◆ THE DATA:
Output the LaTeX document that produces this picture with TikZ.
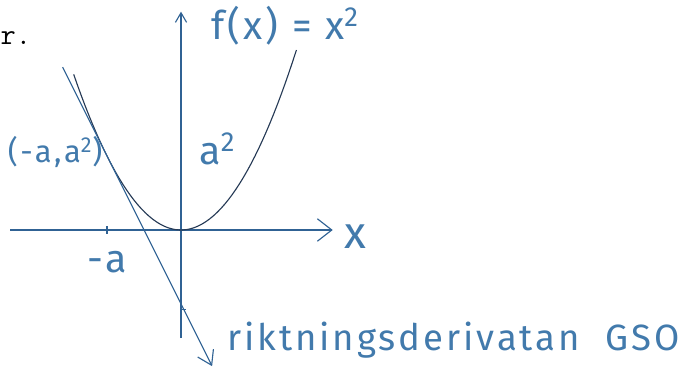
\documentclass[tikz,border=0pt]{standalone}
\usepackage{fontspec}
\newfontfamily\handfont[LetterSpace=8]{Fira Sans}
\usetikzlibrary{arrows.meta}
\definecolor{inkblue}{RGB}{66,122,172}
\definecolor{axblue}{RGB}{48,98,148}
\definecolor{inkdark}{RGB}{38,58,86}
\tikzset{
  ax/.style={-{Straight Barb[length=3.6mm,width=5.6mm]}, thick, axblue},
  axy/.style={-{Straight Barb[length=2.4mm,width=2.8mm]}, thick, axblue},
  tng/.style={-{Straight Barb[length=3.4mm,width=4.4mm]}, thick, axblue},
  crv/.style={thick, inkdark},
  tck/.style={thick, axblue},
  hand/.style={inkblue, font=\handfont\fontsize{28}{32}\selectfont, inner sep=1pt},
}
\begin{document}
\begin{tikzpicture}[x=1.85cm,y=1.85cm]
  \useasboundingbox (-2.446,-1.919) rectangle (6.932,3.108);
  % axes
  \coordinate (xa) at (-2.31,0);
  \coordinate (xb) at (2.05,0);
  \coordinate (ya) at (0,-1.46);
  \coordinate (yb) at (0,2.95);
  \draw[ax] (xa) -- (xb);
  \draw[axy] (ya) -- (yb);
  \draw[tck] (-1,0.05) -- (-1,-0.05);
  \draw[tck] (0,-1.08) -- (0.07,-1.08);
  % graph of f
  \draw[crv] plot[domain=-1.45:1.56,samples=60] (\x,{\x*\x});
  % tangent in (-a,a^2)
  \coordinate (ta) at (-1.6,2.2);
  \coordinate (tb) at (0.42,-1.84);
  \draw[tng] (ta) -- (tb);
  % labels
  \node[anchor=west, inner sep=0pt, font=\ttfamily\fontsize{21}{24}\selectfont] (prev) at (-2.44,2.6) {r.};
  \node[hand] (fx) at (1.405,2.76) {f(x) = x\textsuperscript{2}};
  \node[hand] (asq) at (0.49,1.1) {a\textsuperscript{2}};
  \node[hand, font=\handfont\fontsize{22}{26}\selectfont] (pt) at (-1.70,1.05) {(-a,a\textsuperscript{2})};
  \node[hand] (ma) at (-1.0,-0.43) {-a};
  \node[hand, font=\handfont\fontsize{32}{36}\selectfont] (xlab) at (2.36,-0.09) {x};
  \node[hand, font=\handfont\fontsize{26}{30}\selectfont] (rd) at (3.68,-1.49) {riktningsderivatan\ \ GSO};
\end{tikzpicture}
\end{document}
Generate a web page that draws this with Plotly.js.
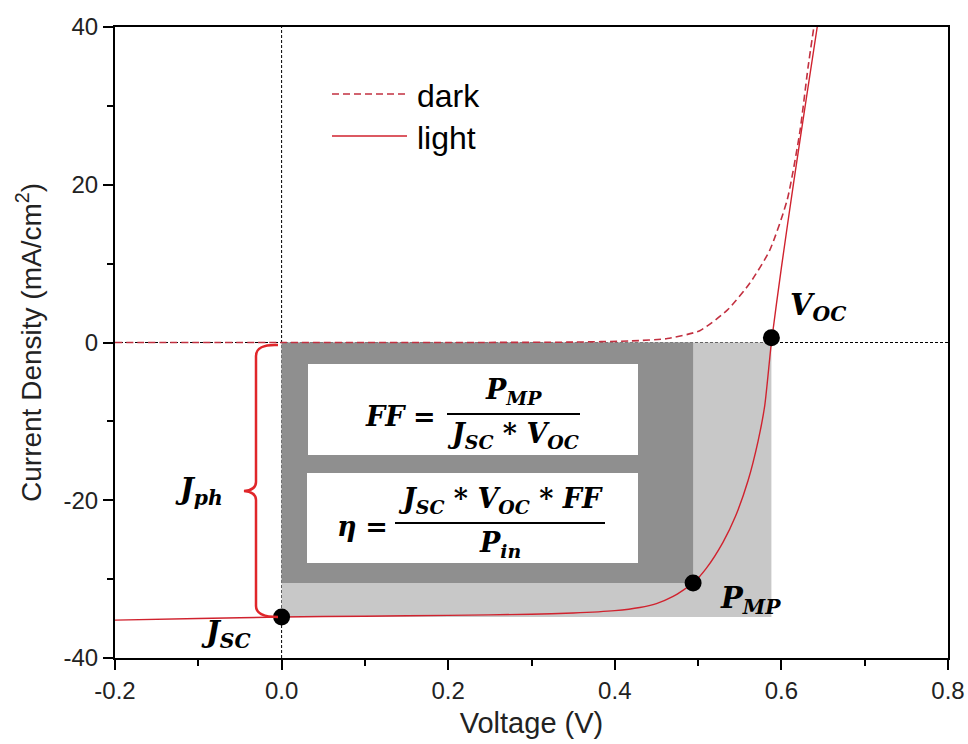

◆ TASK DIRECTIONS: The data above needs to be retyped exactly, with the images left out.

◆ ANSWER TO THIS PROBLEM:
Output the LaTeX document that produces this picture with TikZ.
\documentclass[tikz,border=0pt]{standalone}
\usepackage{fontspec}
\newfontfamily\handfont[LetterSpace=8]{Fira Sans}
\usetikzlibrary{arrows.meta}
\definecolor{inkblue}{RGB}{66,122,172}
\definecolor{axblue}{RGB}{48,98,148}
\definecolor{inkdark}{RGB}{38,58,86}
\tikzset{
  ax/.style={-{Straight Barb[length=3.6mm,width=5.6mm]}, thick, axblue},
  axy/.style={-{Straight Barb[length=2.4mm,width=2.8mm]}, thick, axblue},
  tng/.style={-{Straight Barb[length=3.4mm,width=4.4mm]}, thick, axblue},
  crv/.style={thick, inkdark},
  tck/.style={thick, axblue},
  hand/.style={inkblue, font=\handfont\fontsize{28}{32}\selectfont, inner sep=1pt},
}
\begin{document}
\begin{tikzpicture}[x=1.85cm,y=1.85cm]
  \useasboundingbox (-2.446,-1.919) rectangle (6.932,3.108);
  % axes
  \coordinate (xa) at (-2.31,0);
  \coordinate (xb) at (2.05,0);
  \coordinate (ya) at (0,-1.46);
  \coordinate (yb) at (0,2.95);
  \draw[ax] (xa) -- (xb);
  \draw[axy] (ya) -- (yb);
  \draw[tck] (-1,0.05) -- (-1,-0.05);
  \draw[tck] (0,-1.08) -- (0.07,-1.08);
  % graph of f
  \draw[crv] plot[domain=-1.45:1.56,samples=60] (\x,{\x*\x});
  % tangent in (-a,a^2)
  \coordinate (ta) at (-1.6,2.2);
  \coordinate (tb) at (0.42,-1.84);
  \draw[tng] (ta) -- (tb);
  % labels
  \node[anchor=west, inner sep=0pt, font=\ttfamily\fontsize{21}{24}\selectfont] (prev) at (-2.44,2.6) {r.};
  \node[hand] (fx) at (1.405,2.76) {f(x) = x\textsuperscript{2}};
  \node[hand] (asq) at (0.49,1.1) {a\textsuperscript{2}};
  \node[hand, font=\handfont\fontsize{22}{26}\selectfont] (pt) at (-1.70,1.05) {(-a,a\textsuperscript{2})};
  \node[hand] (ma) at (-1.0,-0.43) {-a};
  \node[hand, font=\handfont\fontsize{32}{36}\selectfont] (xlab) at (2.36,-0.09) {x};
  \node[hand, font=\handfont\fontsize{26}{30}\selectfont] (rd) at (3.68,-1.49) {riktningsderivatan\ \ GSO};
\end{tikzpicture}
\end{document}
Generate a web page that draws this with Plotly.js.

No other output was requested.